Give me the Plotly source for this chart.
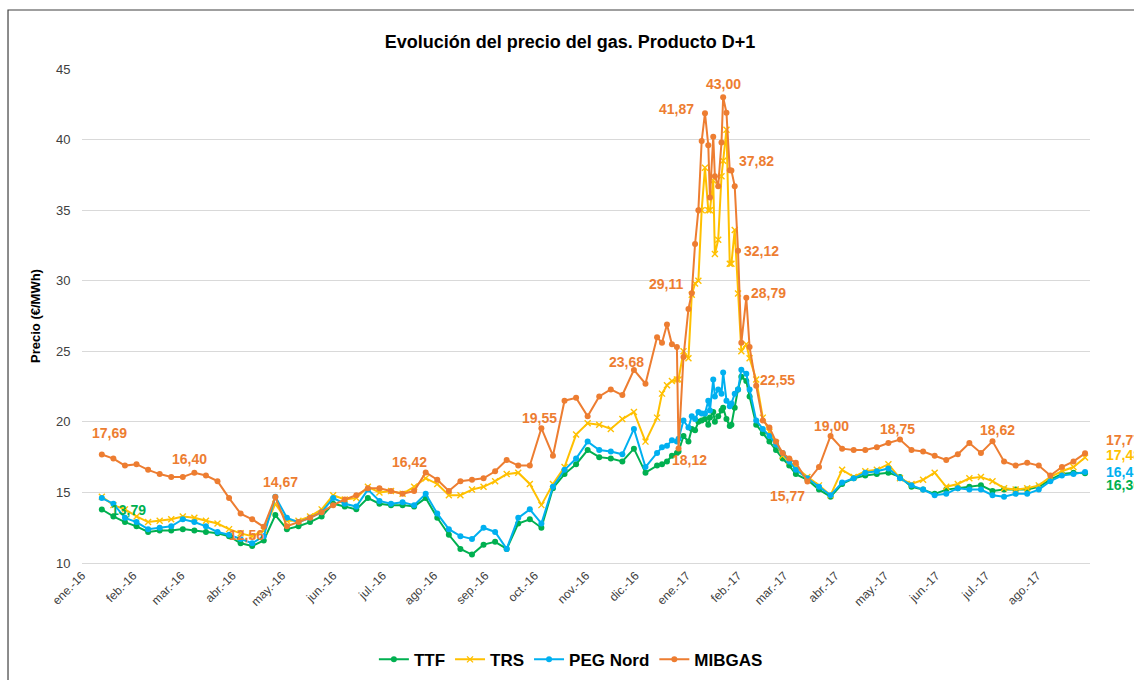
import pandas as pd
import plotly.graph_objects as go

# ---------------- data ----------------
weekly_a = [d.strftime("%Y-%m-%d") for d in pd.date_range("2016-01-13", "2016-12-14", freq="7D")]
dense = ["2016-12-17", "2016-12-20", "2016-12-23", "2016-12-26", "2016-12-27", "2016-12-30",
         "2017-01-02", "2017-01-04", "2017-01-06", "2017-01-08", "2017-01-10", "2017-01-12",
         "2017-01-14", "2017-01-15", "2017-01-17", "2017-01-18", "2017-01-20", "2017-01-22",
         "2017-01-23", "2017-01-25", "2017-01-27", "2017-01-28", "2017-01-30", "2017-02-01",
         "2017-02-03", "2017-02-06", "2017-02-08", "2017-02-12", "2017-02-16", "2017-02-20",
         "2017-02-24", "2017-02-28", "2017-03-04"]
weekly_b = [d.strftime("%Y-%m-%d") for d in pd.date_range("2017-03-08", "2017-08-30", freq="7D")]
dates = weekly_a + dense + weekly_b

mibgas = [17.69, 17.4, 16.9, 17.0, 16.6, 16.3, 16.1, 16.1, 16.40, 16.2, 15.8, 14.6, 13.5, 13.1, 12.56,
          14.67, 12.6, 12.9, 13.2, 13.6, 14.1, 14.5, 14.8, 15.3, 15.3, 15.1, 14.9, 15.1, 16.42, 15.9,
          15.1, 15.8, 15.9, 16.0, 16.5, 17.3, 16.9, 16.9, 19.55, 17.6, 21.5, 21.7, 20.4, 21.8, 22.3,
          21.9, 23.68, 22.7, 26.0,
          25.6, 26.9, 25.5, 25.3, 18.12, 24.6, 28.0, 29.11, 32.6, 35.0, 39.9, 41.87, 39.6, 35.9, 40.2,
          37.4, 36.7, 39.8, 43.00, 41.9, 37.82, 37.8, 36.7, 32.12, 25.6, 28.79, 25.3, 22.55, 20.1,
          19.6, 18.6, 17.8, 17.4,
          17.1, 15.77, 16.8, 19.00, 18.1, 18.0, 18.0, 18.2, 18.5, 18.75, 18.0, 17.9, 17.6, 17.3, 17.7,
          18.5, 17.8, 18.62, 17.2, 16.9, 17.1, 16.9, 16.2, 16.8, 17.2, 17.77]

trs = [14.7, 14.1, 13.8, 13.3, 12.9, 13.0, 13.1, 13.3, 13.2, 13.0, 12.8, 12.4, 12.1, 11.9, 12.3, 14.2,
       13.0, 13.0, 13.3, 13.8, 14.8, 14.5, 14.6, 15.4, 15.0, 15.1, 14.9, 15.4, 16.0, 15.6, 14.8, 14.8,
       15.2, 15.4, 15.8, 16.3, 16.4, 15.6, 14.1, 15.6, 16.8, 19.1, 19.9, 19.8, 19.5, 20.2, 20.7, 18.6,
       20.3,
       22.0, 22.6, 22.9, 23.0, 23.0, 25.0, 24.5, 29.0, 29.8, 30.0, 35.0, 38.0, 35.0, 35.0, 37.1, 31.9,
       32.9, 37.4, 38.5, 40.7, 31.2, 31.2, 33.6, 29.1, 25.0, 25.5, 24.5, 23.0, 20.3, 19.3, 18.5, 17.6,
       17.2,
       16.8, 16.1, 15.5, 14.8, 16.6, 16.1, 16.5, 16.6, 17.0, 16.0, 15.6, 15.9, 16.4, 15.4, 15.6, 16.0,
       16.1, 15.8, 15.3, 15.2, 15.3, 15.5, 16.1, 16.5, 16.8, 17.48]

peg = [14.6, 14.2, 13.2, 12.9, 12.4, 12.5, 12.6, 13.1, 12.9, 12.6, 12.2, 12.0, 11.7, 11.4, 11.9, 14.7,
       13.2, 12.9, 13.2, 13.6, 14.6, 14.2, 14.0, 15.2, 14.4, 14.2, 14.3, 14.1, 14.9, 13.5, 12.4, 11.9,
       11.7, 12.5, 12.2, 11.0, 13.2, 13.8, 12.8, 15.4, 16.6, 17.4, 18.6, 18.0, 17.9, 17.7, 19.5, 16.8,
       17.8,
       18.2, 18.3, 18.7, 18.6, 18.8, 20.1, 19.6, 20.4, 20.2, 20.7, 20.6, 20.6, 21.5, 20.8, 23.0, 21.8,
       22.3, 22.0, 23.5, 21.5, 21.1, 21.3, 22.0, 22.3, 23.7, 23.4, 22.3, 20.1, 19.5, 19.0, 18.4, 17.8,
       17.2,
       16.6, 16.0, 15.4, 14.8, 15.7, 16.0, 16.4, 16.5, 16.7, 16.0, 15.5, 15.2, 14.8, 14.9, 15.3, 15.2,
       15.2, 14.8, 14.7, 14.9, 14.9, 15.2, 15.8, 16.2, 16.3, 16.45]

ttf = [13.79, 13.3, 12.9, 12.6, 12.2, 12.3, 12.3, 12.4, 12.3, 12.2, 12.1, 11.9, 11.4, 11.2, 11.6, 13.4,
       12.4, 12.6, 12.9, 13.3, 14.2, 14.0, 13.8, 14.6, 14.2, 14.1, 14.1, 14.0, 14.6, 13.2, 12.0, 11.0,
       10.6, 11.3, 11.5, 11.0, 12.8, 13.1, 12.5, 15.3, 16.3, 17.0, 18.0, 17.5, 17.4, 17.2, 18.1, 16.4,
       16.9,
       17.0, 17.2, 17.6, 17.8, 17.9, 19.0, 18.6, 19.5, 19.4, 20.0, 20.1, 20.2, 19.8, 20.3, 20.7, 20.0,
       20.4, 20.8, 21.0, 20.2, 19.7, 19.8, 21.0, 22.3, 23.2, 22.9, 21.8, 19.8, 19.2, 18.6, 18.0, 17.4,
       16.9,
       16.3, 15.9, 15.2, 14.7, 15.6, 16.0, 16.2, 16.3, 16.4, 16.1, 15.4, 15.2, 14.9, 15.2, 15.3, 15.4,
       15.5, 15.1, 15.2, 15.2, 15.2, 15.4, 15.9, 16.3, 16.4, 16.36]

month_ticks = [d.strftime("%Y-%m-%d") for d in pd.date_range("2016-01-01", "2017-08-01", freq="MS")]
month_labels = ["ene.-16", "feb.-16", "mar.-16", "abr.-16", "may.-16", "jun.-16", "jul.-16",
                "ago.-16", "sep.-16", "oct.-16", "nov.-16", "dic.-16", "ene.-17", "feb.-17",
                "mar.-17", "abr.-17", "may.-17", "jun.-17", "jul.-17", "ago.-17"]

series_names = ["TTF", "TRS", "PEG Nord", "MIBGAS"]

# ---------------- styles ----------------
C_TTF, C_TRS, C_PEG, C_MIB = "#00B050", "#FFC000", "#00B0F0", "#ED7D31"
FONT = "Liberation Sans, Arial, sans-serif"

fig = go.Figure()
fig.add_trace(go.Scatter(x=dates, y=ttf, name=series_names[0], mode="lines+markers",
                         line=dict(color=C_TTF, width=2),
                         marker=dict(symbol="circle", size=6, color=C_TTF)))
fig.add_trace(go.Scatter(x=dates, y=trs, name=series_names[1], mode="lines+markers",
                         line=dict(color=C_TRS, width=2),
                         marker=dict(symbol="x-thin", size=6, color=C_TRS,
                                     line=dict(color=C_TRS, width=1.4))))
fig.add_trace(go.Scatter(x=dates, y=peg, name=series_names[2], mode="lines+markers",
                         line=dict(color=C_PEG, width=2),
                         marker=dict(symbol="circle", size=6, color=C_PEG)))
fig.add_trace(go.Scatter(x=dates, y=mibgas, name=series_names[3], mode="lines+markers",
                         line=dict(color=C_MIB, width=2),
                         marker=dict(symbol="circle", size=6, color=C_MIB)))

# data labels: (series values, colour, date, xshift, yshift, xanchor)
label_specs = [
    (mibgas, C_MIB, "2016-01-13", 8, 21, "center"),
    (mibgas, C_MIB, "2016-03-09", -5, 14, "center"),
    (mibgas, C_MIB, "2016-04-20", -17, -8, "center"),
    (mibgas, C_MIB, "2016-04-27", 5, 15, "center"),
    (mibgas, C_MIB, "2016-07-27", -16, 10, "center"),
    (mibgas, C_MIB, "2016-10-05", -2, 10, "center"),
    (mibgas, C_MIB, "2016-11-30", -7, 8, "center"),
    (mibgas, C_MIB, "2016-12-27", 11, -12, "center"),
    (mibgas, C_MIB, "2017-01-04", -26, 9, "center"),
    (mibgas, C_MIB, "2017-01-12", -28, 4, "center"),
    (mibgas, C_MIB, "2017-01-23", 0, 13, "center"),
    (mibgas, C_MIB, "2017-01-27", 27, 9, "center"),
    (mibgas, C_MIB, "2017-02-01", 23, 0, "center"),
    (mibgas, C_MIB, "2017-02-06", 22, 5, "center"),
    (mibgas, C_MIB, "2017-02-12", 21, 6, "center"),
    (mibgas, C_MIB, "2017-03-15", -20, -14, "center"),
    (mibgas, C_MIB, "2017-03-29", 1, 10, "center"),
    (mibgas, C_MIB, "2017-05-10", -2, 11, "center"),
    (mibgas, C_MIB, "2017-07-05", 5, 11, "center"),
    (mibgas, C_MIB, "2017-08-30", 19, 13, "left"),
    (trs, C_TRS, "2017-08-30", 19, 2, "left"),
    (peg, C_PEG, "2017-08-30", 19, 0, "left"),
    (ttf, C_TTF, "2017-08-30", 19, -12, "left"),
    (ttf, C_TTF, "2016-01-13", 27, 0, "center"),
]
for vals, col, d, xs, ys, xa in label_specs:
    i = dates.index(d)
    v = vals[i]
    fig.add_annotation(x=d, y=v, text="<b>" + f"{v:.2f}".replace(".", ",") + "</b>",
                       showarrow=False, xshift=xs, yshift=ys, xanchor=xa, yanchor="middle",
                       font=dict(family=FONT, size=14, color=col))

fig.update_layout(
    width=1134, height=680,
    margin=dict(l=82, r=44, t=69, b=117, autoexpand=False),
    paper_bgcolor="white", plot_bgcolor="white",
    font=dict(family=FONT, color="#404040"),
    title=dict(text="<b>Evolución del precio del gas. Producto D+1</b>",
               x=570 / 1134, xref="container", xanchor="center",
               y=1 - 42 / 680, yref="container", yanchor="middle",
               font=dict(family=FONT, size=18, color="#000000")),
    showlegend=True,
    legend=dict(orientation="h", x=0.485, xanchor="center", y=-0.196, yanchor="middle",
                font=dict(family=FONT, size=17, color="#000000", weight="bold"),
                itemwidth=30, traceorder="normal"),
    shapes=[dict(type="rect", xref="paper", yref="paper", x0=-0.0734, x1=1.06,
                 y0=-0.3, y1=1.1194, line=dict(color="#404040", width=1.2), layer="below")],
)
fig.update_xaxes(type="date", range=["2016-01-01", "2017-09-02"], automargin=False,
                 tickmode="array", tickvals=month_ticks, ticktext=month_labels,
                 tickangle=-45, tickfont=dict(family=FONT, size=12, color="#404040"),
                 showgrid=False, zeroline=False, showline=True, linecolor="#D9D9D9", linewidth=1,
                 ticks="")
fig.update_yaxes(range=[10, 45], dtick=5, tick0=10, showgrid=True, gridcolor="#D9D9D9", gridwidth=1,
                 zeroline=False, showline=False, automargin=False,
                 ticks="outside", ticklen=8, tickcolor="rgba(0,0,0,0)",
                 tickfont=dict(family=FONT, size=13, color="#404040"),
                 title=dict(text="<b>Precio (€/MWh)</b>", standoff=12,
                            font=dict(family=FONT, size=13, color="#000000")))

# remove the default page margin so the 1134x680 figure fills the window exactly
fig.write_html("out.html", config={"displayModeBar": False},
               post_script="document.body.style.margin='0';document.body.style.overflow='hidden';")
_ _ _
Given instruction: From the top of the listing above, repeat each line exactly until you reach the line containing "16.8, 17.2, 17.77]", and repeat that one too. Leave the pictures out.

Answer to the task:
Give me the Plotly source for this chart.
import pandas as pd
import plotly.graph_objects as go

# ---------------- data ----------------
weekly_a = [d.strftime("%Y-%m-%d") for d in pd.date_range("2016-01-13", "2016-12-14", freq="7D")]
dense = ["2016-12-17", "2016-12-20", "2016-12-23", "2016-12-26", "2016-12-27", "2016-12-30",
         "2017-01-02", "2017-01-04", "2017-01-06", "2017-01-08", "2017-01-10", "2017-01-12",
         "2017-01-14", "2017-01-15", "2017-01-17", "2017-01-18", "2017-01-20", "2017-01-22",
         "2017-01-23", "2017-01-25", "2017-01-27", "2017-01-28", "2017-01-30", "2017-02-01",
         "2017-02-03", "2017-02-06", "2017-02-08", "2017-02-12", "2017-02-16", "2017-02-20",
         "2017-02-24", "2017-02-28", "2017-03-04"]
weekly_b = [d.strftime("%Y-%m-%d") for d in pd.date_range("2017-03-08", "2017-08-30", freq="7D")]
dates = weekly_a + dense + weekly_b

mibgas = [17.69, 17.4, 16.9, 17.0, 16.6, 16.3, 16.1, 16.1, 16.40, 16.2, 15.8, 14.6, 13.5, 13.1, 12.56,
          14.67, 12.6, 12.9, 13.2, 13.6, 14.1, 14.5, 14.8, 15.3, 15.3, 15.1, 14.9, 15.1, 16.42, 15.9,
          15.1, 15.8, 15.9, 16.0, 16.5, 17.3, 16.9, 16.9, 19.55, 17.6, 21.5, 21.7, 20.4, 21.8, 22.3,
          21.9, 23.68, 22.7, 26.0,
          25.6, 26.9, 25.5, 25.3, 18.12, 24.6, 28.0, 29.11, 32.6, 35.0, 39.9, 41.87, 39.6, 35.9, 40.2,
          37.4, 36.7, 39.8, 43.00, 41.9, 37.82, 37.8, 36.7, 32.12, 25.6, 28.79, 25.3, 22.55, 20.1,
          19.6, 18.6, 17.8, 17.4,
          17.1, 15.77, 16.8, 19.00, 18.1, 18.0, 18.0, 18.2, 18.5, 18.75, 18.0, 17.9, 17.6, 17.3, 17.7,
          18.5, 17.8, 18.62, 17.2, 16.9, 17.1, 16.9, 16.2, 16.8, 17.2, 17.77]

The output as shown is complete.